WHAT YOU NEED TO DO: Locate the lines that hold the string "draw". Copy every such line.

╭─ SUPPLIED DATA

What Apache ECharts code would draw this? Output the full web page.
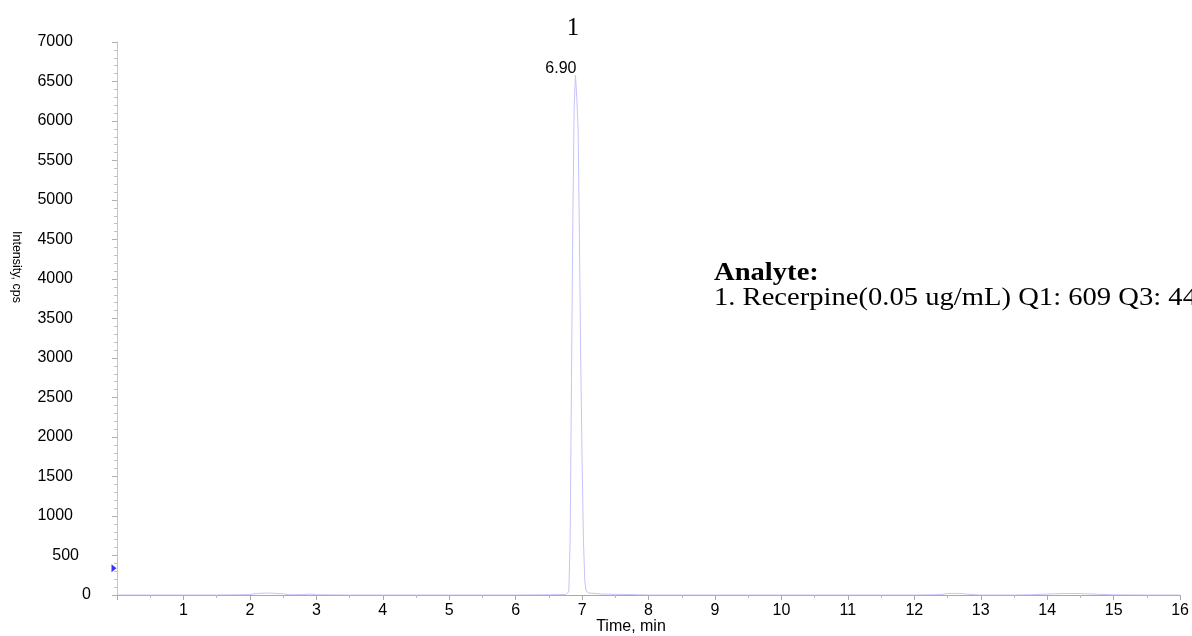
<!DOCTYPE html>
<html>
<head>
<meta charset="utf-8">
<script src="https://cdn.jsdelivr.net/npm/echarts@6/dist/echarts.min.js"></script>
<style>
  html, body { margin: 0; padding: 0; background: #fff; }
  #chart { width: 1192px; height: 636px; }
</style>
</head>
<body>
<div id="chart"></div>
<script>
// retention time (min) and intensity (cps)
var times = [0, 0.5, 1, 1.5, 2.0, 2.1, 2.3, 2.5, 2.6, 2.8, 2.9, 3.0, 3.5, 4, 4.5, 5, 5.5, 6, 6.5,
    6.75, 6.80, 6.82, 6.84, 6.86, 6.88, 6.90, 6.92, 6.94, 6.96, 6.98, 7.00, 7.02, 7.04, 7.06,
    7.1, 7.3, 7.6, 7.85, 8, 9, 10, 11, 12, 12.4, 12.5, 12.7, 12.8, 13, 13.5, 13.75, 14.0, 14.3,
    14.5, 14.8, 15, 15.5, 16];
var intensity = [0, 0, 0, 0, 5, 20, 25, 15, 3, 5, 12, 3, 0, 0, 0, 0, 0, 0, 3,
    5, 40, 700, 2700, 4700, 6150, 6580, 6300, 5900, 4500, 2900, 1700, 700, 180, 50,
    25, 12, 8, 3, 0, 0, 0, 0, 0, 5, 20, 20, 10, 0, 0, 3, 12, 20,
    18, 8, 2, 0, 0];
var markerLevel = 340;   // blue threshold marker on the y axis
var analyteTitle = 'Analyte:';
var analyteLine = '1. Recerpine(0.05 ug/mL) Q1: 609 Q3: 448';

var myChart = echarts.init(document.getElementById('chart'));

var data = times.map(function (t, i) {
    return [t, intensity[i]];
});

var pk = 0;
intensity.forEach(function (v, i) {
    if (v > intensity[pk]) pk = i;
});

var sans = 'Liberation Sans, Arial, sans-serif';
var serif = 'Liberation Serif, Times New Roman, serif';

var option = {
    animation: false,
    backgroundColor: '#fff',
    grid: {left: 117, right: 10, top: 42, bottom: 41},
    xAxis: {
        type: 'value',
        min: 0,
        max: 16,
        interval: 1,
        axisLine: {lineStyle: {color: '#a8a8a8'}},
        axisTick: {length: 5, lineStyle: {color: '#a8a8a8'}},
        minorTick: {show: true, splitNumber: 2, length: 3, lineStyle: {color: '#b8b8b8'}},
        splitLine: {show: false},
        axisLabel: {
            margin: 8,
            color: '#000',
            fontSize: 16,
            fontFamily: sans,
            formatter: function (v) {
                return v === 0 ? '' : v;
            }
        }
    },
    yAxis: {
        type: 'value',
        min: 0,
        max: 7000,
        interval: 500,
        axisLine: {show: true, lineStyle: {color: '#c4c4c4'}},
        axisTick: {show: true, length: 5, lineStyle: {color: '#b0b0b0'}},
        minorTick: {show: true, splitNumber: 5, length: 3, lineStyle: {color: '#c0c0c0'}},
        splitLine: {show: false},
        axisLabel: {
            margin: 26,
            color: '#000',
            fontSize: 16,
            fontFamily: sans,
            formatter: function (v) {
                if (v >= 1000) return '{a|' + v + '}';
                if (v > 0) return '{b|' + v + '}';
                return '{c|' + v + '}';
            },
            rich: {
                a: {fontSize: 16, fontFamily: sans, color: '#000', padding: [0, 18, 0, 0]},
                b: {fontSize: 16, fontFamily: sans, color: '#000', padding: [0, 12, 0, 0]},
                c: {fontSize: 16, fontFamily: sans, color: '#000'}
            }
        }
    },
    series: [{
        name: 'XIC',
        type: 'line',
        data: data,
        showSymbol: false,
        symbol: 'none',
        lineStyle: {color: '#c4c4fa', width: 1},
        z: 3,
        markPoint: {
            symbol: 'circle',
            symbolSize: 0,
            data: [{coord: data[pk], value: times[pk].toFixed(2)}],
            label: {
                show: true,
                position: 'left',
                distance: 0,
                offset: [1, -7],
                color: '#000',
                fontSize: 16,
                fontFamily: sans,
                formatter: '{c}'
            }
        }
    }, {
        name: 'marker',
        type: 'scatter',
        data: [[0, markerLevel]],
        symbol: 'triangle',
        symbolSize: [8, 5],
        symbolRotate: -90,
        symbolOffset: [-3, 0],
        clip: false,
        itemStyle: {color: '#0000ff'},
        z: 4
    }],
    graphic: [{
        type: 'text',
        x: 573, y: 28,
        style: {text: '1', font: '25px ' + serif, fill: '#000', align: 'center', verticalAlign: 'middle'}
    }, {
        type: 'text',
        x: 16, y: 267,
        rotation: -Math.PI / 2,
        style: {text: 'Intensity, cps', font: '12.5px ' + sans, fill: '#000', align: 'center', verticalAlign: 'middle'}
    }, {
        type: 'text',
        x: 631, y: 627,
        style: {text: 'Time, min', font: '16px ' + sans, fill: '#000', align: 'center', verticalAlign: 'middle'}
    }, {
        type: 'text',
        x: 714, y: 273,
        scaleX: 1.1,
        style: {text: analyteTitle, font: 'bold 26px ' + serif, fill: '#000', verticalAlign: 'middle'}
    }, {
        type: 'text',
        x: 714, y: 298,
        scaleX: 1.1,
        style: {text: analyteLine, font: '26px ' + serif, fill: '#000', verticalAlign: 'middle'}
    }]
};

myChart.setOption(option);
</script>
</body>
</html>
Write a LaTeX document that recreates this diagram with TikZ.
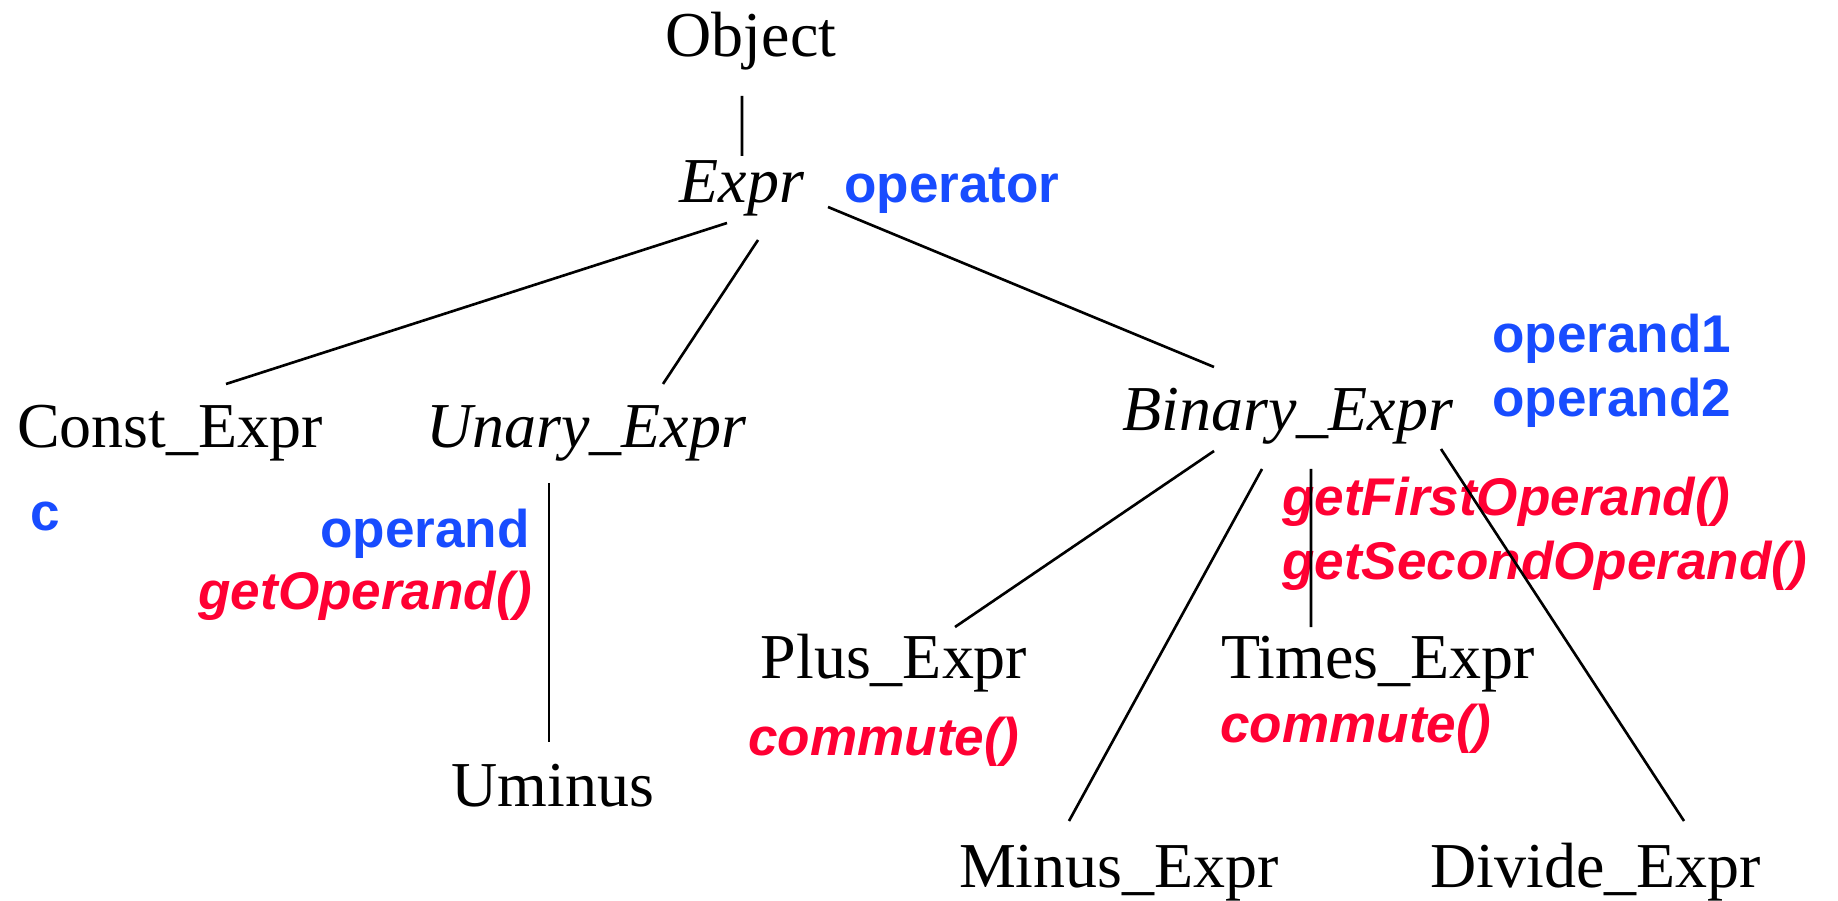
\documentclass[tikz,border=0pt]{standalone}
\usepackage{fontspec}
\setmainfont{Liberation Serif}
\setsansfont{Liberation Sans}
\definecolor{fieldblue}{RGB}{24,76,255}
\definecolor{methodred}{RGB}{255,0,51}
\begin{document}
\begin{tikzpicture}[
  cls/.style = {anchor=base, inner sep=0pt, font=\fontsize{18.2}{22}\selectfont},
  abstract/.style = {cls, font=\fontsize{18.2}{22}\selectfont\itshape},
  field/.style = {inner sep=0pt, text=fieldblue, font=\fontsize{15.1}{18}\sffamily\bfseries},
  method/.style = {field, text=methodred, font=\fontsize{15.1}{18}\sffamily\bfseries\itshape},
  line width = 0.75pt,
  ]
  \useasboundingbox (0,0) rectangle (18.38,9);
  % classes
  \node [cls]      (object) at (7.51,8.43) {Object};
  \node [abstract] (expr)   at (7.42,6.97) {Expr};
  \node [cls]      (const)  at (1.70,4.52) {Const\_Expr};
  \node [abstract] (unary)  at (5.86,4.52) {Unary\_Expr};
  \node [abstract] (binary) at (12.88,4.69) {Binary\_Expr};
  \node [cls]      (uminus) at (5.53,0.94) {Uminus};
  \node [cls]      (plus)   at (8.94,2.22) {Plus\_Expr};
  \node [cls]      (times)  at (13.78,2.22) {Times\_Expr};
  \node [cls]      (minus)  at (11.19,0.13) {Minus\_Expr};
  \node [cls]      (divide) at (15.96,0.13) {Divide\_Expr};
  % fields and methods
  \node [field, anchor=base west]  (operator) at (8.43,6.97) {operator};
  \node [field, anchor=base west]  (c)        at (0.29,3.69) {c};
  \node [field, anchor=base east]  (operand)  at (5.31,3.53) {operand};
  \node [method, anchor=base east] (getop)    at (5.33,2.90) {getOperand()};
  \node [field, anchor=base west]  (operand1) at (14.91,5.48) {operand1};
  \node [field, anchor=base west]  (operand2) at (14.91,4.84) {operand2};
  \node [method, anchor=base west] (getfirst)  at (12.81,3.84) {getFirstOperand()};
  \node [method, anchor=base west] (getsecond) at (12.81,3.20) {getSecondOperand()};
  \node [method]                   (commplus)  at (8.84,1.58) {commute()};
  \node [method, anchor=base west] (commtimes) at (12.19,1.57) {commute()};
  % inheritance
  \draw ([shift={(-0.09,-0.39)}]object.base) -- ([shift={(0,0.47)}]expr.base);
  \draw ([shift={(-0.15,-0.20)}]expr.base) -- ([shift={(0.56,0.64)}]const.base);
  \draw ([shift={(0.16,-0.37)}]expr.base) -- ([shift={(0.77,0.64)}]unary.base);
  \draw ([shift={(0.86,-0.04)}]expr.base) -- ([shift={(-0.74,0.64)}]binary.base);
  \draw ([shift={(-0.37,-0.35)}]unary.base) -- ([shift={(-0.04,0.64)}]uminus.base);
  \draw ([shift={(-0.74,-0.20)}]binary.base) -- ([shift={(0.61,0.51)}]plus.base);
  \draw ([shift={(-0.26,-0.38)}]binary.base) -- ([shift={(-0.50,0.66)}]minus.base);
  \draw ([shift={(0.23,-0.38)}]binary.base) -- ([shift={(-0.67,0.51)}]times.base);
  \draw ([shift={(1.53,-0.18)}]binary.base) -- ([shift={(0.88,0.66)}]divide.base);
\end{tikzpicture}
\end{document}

╰─

THE OUTPUT:
What Apache ECharts code would draw this? Output the full web page.
  \draw ([shift={(-0.09,-0.39)}]object.base) -- ([shift={(0,0.47)}]expr.base);
  \draw ([shift={(-0.15,-0.20)}]expr.base) -- ([shift={(0.56,0.64)}]const.base);
  \draw ([shift={(0.16,-0.37)}]expr.base) -- ([shift={(0.77,0.64)}]unary.base);
  \draw ([shift={(0.86,-0.04)}]expr.base) -- ([shift={(-0.74,0.64)}]binary.base);
  \draw ([shift={(-0.37,-0.35)}]unary.base) -- ([shift={(-0.04,0.64)}]uminus.base);
  \draw ([shift={(-0.74,-0.20)}]binary.base) -- ([shift={(0.61,0.51)}]plus.base);
  \draw ([shift={(-0.26,-0.38)}]binary.base) -- ([shift={(-0.50,0.66)}]minus.base);
  \draw ([shift={(0.23,-0.38)}]binary.base) -- ([shift={(-0.67,0.51)}]times.base);
  \draw ([shift={(1.53,-0.18)}]binary.base) -- ([shift={(0.88,0.66)}]divide.base);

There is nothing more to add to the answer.